### Aim of the task:
Reproduce the listing below word for word, with no pictures.

◆ ◆ ◆

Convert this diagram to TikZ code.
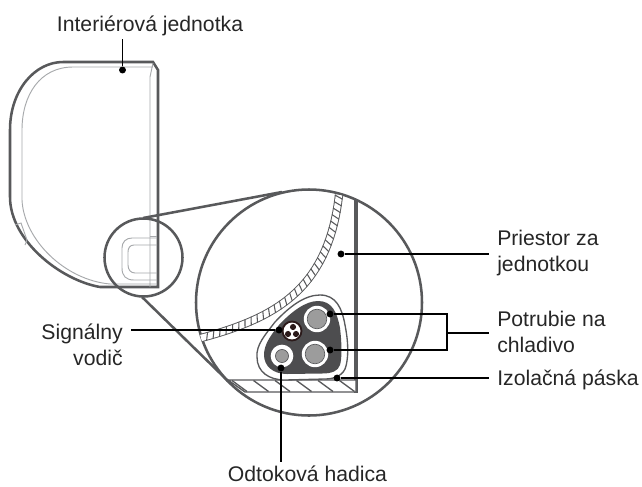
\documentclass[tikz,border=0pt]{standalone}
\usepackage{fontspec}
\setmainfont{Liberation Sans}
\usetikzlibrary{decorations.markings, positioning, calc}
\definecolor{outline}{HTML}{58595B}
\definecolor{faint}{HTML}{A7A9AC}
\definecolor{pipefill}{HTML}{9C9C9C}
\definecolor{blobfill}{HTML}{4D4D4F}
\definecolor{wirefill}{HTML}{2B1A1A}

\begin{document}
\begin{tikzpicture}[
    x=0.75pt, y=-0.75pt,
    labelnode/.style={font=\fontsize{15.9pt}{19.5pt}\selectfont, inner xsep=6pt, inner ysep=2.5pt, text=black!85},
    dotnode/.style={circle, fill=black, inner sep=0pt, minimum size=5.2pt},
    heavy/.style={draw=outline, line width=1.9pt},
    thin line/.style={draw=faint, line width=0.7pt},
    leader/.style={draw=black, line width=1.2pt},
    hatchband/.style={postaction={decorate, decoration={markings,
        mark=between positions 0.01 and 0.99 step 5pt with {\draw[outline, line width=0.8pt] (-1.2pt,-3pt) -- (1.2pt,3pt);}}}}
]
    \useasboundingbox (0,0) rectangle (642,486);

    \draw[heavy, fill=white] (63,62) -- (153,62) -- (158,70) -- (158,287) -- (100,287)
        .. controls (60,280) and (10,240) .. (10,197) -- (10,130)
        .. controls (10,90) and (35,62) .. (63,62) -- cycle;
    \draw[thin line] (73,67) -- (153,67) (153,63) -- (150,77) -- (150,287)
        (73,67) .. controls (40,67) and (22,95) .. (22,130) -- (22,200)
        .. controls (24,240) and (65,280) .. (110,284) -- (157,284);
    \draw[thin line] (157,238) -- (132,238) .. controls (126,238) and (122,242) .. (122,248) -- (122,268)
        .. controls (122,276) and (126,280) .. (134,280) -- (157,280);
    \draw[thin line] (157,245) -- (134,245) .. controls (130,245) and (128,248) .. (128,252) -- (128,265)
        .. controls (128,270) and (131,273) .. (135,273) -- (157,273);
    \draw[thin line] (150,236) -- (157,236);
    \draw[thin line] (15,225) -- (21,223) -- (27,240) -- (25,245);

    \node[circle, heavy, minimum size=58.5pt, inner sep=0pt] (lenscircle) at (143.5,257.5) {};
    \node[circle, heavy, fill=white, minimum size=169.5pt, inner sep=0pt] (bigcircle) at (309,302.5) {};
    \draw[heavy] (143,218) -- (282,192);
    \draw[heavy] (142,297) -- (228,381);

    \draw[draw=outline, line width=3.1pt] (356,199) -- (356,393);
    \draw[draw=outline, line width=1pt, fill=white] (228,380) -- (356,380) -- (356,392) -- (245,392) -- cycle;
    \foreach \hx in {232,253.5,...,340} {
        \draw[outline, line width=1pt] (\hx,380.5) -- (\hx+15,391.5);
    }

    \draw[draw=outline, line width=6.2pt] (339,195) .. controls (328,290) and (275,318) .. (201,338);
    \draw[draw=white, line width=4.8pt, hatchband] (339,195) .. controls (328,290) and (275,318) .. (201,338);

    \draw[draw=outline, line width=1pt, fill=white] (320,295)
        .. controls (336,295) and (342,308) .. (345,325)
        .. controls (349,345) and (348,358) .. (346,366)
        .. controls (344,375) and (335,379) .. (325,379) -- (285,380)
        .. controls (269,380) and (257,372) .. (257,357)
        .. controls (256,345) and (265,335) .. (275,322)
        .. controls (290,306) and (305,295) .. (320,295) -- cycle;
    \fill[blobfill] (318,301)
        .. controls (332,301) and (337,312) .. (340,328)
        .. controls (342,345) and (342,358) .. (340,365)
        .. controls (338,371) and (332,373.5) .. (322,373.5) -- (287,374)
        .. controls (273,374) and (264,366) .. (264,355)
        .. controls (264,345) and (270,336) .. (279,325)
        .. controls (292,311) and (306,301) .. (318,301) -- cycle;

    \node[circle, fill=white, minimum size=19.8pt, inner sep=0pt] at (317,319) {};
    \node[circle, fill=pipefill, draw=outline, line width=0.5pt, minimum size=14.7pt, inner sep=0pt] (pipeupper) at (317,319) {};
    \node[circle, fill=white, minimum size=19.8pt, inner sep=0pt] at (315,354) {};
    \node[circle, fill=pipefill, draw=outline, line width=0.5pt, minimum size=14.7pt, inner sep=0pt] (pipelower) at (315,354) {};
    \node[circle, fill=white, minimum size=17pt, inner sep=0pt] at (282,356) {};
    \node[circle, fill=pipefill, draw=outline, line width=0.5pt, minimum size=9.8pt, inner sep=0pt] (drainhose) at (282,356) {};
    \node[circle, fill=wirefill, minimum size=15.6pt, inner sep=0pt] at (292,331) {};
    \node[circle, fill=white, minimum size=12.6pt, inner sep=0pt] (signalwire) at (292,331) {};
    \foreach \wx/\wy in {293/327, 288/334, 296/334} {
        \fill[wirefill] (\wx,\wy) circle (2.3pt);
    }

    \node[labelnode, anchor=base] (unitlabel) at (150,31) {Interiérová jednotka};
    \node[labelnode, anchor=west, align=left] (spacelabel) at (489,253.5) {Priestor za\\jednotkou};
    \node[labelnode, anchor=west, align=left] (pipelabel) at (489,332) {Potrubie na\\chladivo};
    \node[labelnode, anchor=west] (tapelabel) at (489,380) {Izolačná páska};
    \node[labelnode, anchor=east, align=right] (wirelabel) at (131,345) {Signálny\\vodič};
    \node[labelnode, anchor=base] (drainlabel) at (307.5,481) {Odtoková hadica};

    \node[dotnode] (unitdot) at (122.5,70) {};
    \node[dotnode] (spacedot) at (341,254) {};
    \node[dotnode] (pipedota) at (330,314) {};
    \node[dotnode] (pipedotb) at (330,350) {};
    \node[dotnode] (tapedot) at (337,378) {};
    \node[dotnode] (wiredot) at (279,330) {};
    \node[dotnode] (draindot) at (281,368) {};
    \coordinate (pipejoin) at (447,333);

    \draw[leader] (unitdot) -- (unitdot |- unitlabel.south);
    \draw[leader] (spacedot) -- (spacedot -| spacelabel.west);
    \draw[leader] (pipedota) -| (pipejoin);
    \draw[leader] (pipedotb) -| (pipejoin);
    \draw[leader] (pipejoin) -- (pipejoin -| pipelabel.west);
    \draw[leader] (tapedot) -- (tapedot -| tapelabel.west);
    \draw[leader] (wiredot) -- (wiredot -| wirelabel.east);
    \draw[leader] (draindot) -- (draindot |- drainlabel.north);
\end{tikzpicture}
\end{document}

◆ ◆ ◆

### Written reply:
Convert this diagram to TikZ code.
\documentclass[tikz,border=0pt]{standalone}
\usepackage{fontspec}
\setmainfont{Liberation Sans}
\usetikzlibrary{decorations.markings, positioning, calc}
\definecolor{outline}{HTML}{58595B}
\definecolor{faint}{HTML}{A7A9AC}
\definecolor{pipefill}{HTML}{9C9C9C}
\definecolor{blobfill}{HTML}{4D4D4F}
\definecolor{wirefill}{HTML}{2B1A1A}

\begin{document}
\begin{tikzpicture}[
    x=0.75pt, y=-0.75pt,
    labelnode/.style={font=\fontsize{15.9pt}{19.5pt}\selectfont, inner xsep=6pt, inner ysep=2.5pt, text=black!85},
    dotnode/.style={circle, fill=black, inner sep=0pt, minimum size=5.2pt},
    heavy/.style={draw=outline, line width=1.9pt},
    thin line/.style={draw=faint, line width=0.7pt},
    leader/.style={draw=black, line width=1.2pt},
    hatchband/.style={postaction={decorate, decoration={markings,
        mark=between positions 0.01 and 0.99 step 5pt with {\draw[outline, line width=0.8pt] (-1.2pt,-3pt) -- (1.2pt,3pt);}}}}
]
    \useasboundingbox (0,0) rectangle (642,486);

    \draw[heavy, fill=white] (63,62) -- (153,62) -- (158,70) -- (158,287) -- (100,287)
        .. controls (60,280) and (10,240) .. (10,197) -- (10,130)
        .. controls (10,90) and (35,62) .. (63,62) -- cycle;
    \draw[thin line] (73,67) -- (153,67) (153,63) -- (150,77) -- (150,287)
        (73,67) .. controls (40,67) and (22,95) .. (22,130) -- (22,200)
        .. controls (24,240) and (65,280) .. (110,284) -- (157,284);
    \draw[thin line] (157,238) -- (132,238) .. controls (126,238) and (122,242) .. (122,248) -- (122,268)
        .. controls (122,276) and (126,280) .. (134,280) -- (157,280);
    \draw[thin line] (157,245) -- (134,245) .. controls (130,245) and (128,248) .. (128,252) -- (128,265)
        .. controls (128,270) and (131,273) .. (135,273) -- (157,273);
    \draw[thin line] (150,236) -- (157,236);
    \draw[thin line] (15,225) -- (21,223) -- (27,240) -- (25,245);

    \node[circle, heavy, minimum size=58.5pt, inner sep=0pt] (lenscircle) at (143.5,257.5) {};
    \node[circle, heavy, fill=white, minimum size=169.5pt, inner sep=0pt] (bigcircle) at (309,302.5) {};
    \draw[heavy] (143,218) -- (282,192);
    \draw[heavy] (142,297) -- (228,381);

    \draw[draw=outline, line width=3.1pt] (356,199) -- (356,393);
    \draw[draw=outline, line width=1pt, fill=white] (228,380) -- (356,380) -- (356,392) -- (245,392) -- cycle;
    \foreach \hx in {232,253.5,...,340} {
        \draw[outline, line width=1pt] (\hx,380.5) -- (\hx+15,391.5);
    }

    \draw[draw=outline, line width=6.2pt] (339,195) .. controls (328,290) and (275,318) .. (201,338);
    \draw[draw=white, line width=4.8pt, hatchband] (339,195) .. controls (328,290) and (275,318) .. (201,338);

    \draw[draw=outline, line width=1pt, fill=white] (320,295)
        .. controls (336,295) and (342,308) .. (345,325)
        .. controls (349,345) and (348,358) .. (346,366)
        .. controls (344,375) and (335,379) .. (325,379) -- (285,380)
        .. controls (269,380) and (257,372) .. (257,357)
        .. controls (256,345) and (265,335) .. (275,322)
        .. controls (290,306) and (305,295) .. (320,295) -- cycle;
    \fill[blobfill] (318,301)
        .. controls (332,301) and (337,312) .. (340,328)
        .. controls (342,345) and (342,358) .. (340,365)
        .. controls (338,371) and (332,373.5) .. (322,373.5) -- (287,374)
        .. controls (273,374) and (264,366) .. (264,355)
        .. controls (264,345) and (270,336) .. (279,325)
        .. controls (292,311) and (306,301) .. (318,301) -- cycle;

    \node[circle, fill=white, minimum size=19.8pt, inner sep=0pt] at (317,319) {};
    \node[circle, fill=pipefill, draw=outline, line width=0.5pt, minimum size=14.7pt, inner sep=0pt] (pipeupper) at (317,319) {};
    \node[circle, fill=white, minimum size=19.8pt, inner sep=0pt] at (315,354) {};
    \node[circle, fill=pipefill, draw=outline, line width=0.5pt, minimum size=14.7pt, inner sep=0pt] (pipelower) at (315,354) {};
    \node[circle, fill=white, minimum size=17pt, inner sep=0pt] at (282,356) {};
    \node[circle, fill=pipefill, draw=outline, line width=0.5pt, minimum size=9.8pt, inner sep=0pt] (drainhose) at (282,356) {};
    \node[circle, fill=wirefill, minimum size=15.6pt, inner sep=0pt] at (292,331) {};
    \node[circle, fill=white, minimum size=12.6pt, inner sep=0pt] (signalwire) at (292,331) {};
    \foreach \wx/\wy in {293/327, 288/334, 296/334} {
        \fill[wirefill] (\wx,\wy) circle (2.3pt);
    }

    \node[labelnode, anchor=base] (unitlabel) at (150,31) {Interiérová jednotka};
    \node[labelnode, anchor=west, align=left] (spacelabel) at (489,253.5) {Priestor za\\jednotkou};
    \node[labelnode, anchor=west, align=left] (pipelabel) at (489,332) {Potrubie na\\chladivo};
    \node[labelnode, anchor=west] (tapelabel) at (489,380) {Izolačná páska};
    \node[labelnode, anchor=east, align=right] (wirelabel) at (131,345) {Signálny\\vodič};
    \node[labelnode, anchor=base] (drainlabel) at (307.5,481) {Odtoková hadica};

    \node[dotnode] (unitdot) at (122.5,70) {};
    \node[dotnode] (spacedot) at (341,254) {};
    \node[dotnode] (pipedota) at (330,314) {};
    \node[dotnode] (pipedotb) at (330,350) {};
    \node[dotnode] (tapedot) at (337,378) {};
    \node[dotnode] (wiredot) at (279,330) {};
    \node[dotnode] (draindot) at (281,368) {};
    \coordinate (pipejoin) at (447,333);

    \draw[leader] (unitdot) -- (unitdot |- unitlabel.south);
    \draw[leader] (spacedot) -- (spacedot -| spacelabel.west);
    \draw[leader] (pipedota) -| (pipejoin);
    \draw[leader] (pipedotb) -| (pipejoin);
    \draw[leader] (pipejoin) -- (pipejoin -| pipelabel.west);
    \draw[leader] (tapedot) -- (tapedot -| tapelabel.west);
    \draw[leader] (wiredot) -- (wiredot -| wirelabel.east);
    \draw[leader] (draindot) -- (draindot |- drainlabel.north);
\end{tikzpicture}
\end{document}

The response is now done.